Selfmademänner des Wissens, reine Autodidakten haben es schwer. Auch wenn sie noch so brillant und erfolgreich sind, bleiben ihnen viele Türen verschlossen. Man mißtraut ihnen einfach, und zwar keineswegs immer nur, weil sie keinen Stallgeruch haben, sondern auch, weil ihnen vielleicht wirklich etwas Wichtiges fehlt, eine gewisse Fähigkeit zur Rücksichtnahme und zur Anpassung, die Einsicht, daß es im Leben nicht nur auf das "Daß" und das "Was" ankommt, sondern auch auf das "Wie".

Wissen (das ist es wohl, was Adorno empfunden hat und ausdrücken wollte) ist niemals nur und nicht einmal in erster Linie ein "Wissen wofür ...", kein Instrumentarium, das man einsetzt, um etwas anderes zu erreichen, sondern es steht von vornherein am Ende der Sehnsuchtskette, es ist das eigentliche Ziel unserer Bestrebungen und deshalb im Kern nicht instrumentalisierbar.

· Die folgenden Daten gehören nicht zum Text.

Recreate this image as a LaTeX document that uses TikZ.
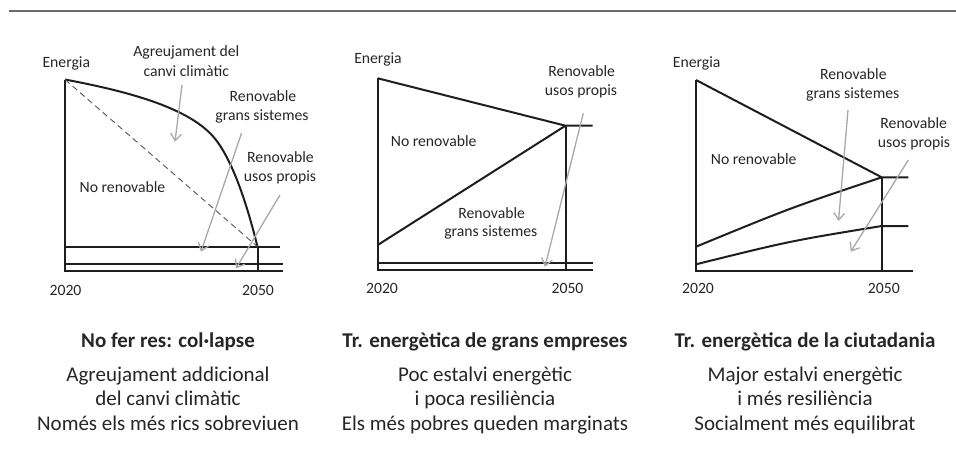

"Wissen ist Macht", verkündete am Anfang der Neuzeit Francis Bacon; der Spruch wurde später, im neunzehnten Jahrhundert, zum Schlachtruf der aufstrebenden Arbeiterbewegung. Die Parteifunktionäre riefen dazu auf, "die Höhen der Kultur zu erobern", um endlich die "Definitionshoheit" zu erringen und dadurch an die Futternäpfe der Macht zu kommen. Und auch heute wieder ertönt landauf, landab, von Professor Biedenkopf bis zum gelernten Pflastermaler Joschka Fischer, die Mahnung, daß das Wissen unsere "wertvollste Ressource" sei. Ressource wozu?, hätte Adorno gefragt, und zwar vollkommen zu Recht.

Natürlich müssen wir viel wissen, um dies und das richtig tun zu können. Wenn sich aber unser Anspruch ans Wissen in dieser bloßen Funktionalität erschöpft, dann gehören wir nicht zu den glücklichen Wissenden, dann sind wir jene Halbwisser, gegen die sich der Spott der Molière und Goethe und Thomas Mann so beißend richtete. Nicht die schiere Fülle des Wissens markiert die Grenze zwischen Bildung und Halbbildung (obwohl es nie schaden kann, viel zu wissen), sondern die Art und Weise, wie wir mit dem Wissen umgehen, wie wir es hegen und glänzend halten.

Ein Regenwurm spult sein Programm ab, sein Wissen ist sein Programm, über das er sonst gar nichts weiß. Der Halbwisser ist vom Regenwurm nicht allzu verschieden. Er ist ein besserer, bewußterer Programmierer, doch nicht unbedingt ein besser Wissender. Erst wenn wir Freude am Wissen haben, ohne es gleich ins Programm einspeisen zu wollen, wenn wir uns an ihm selber freuen, gehören wir dazu.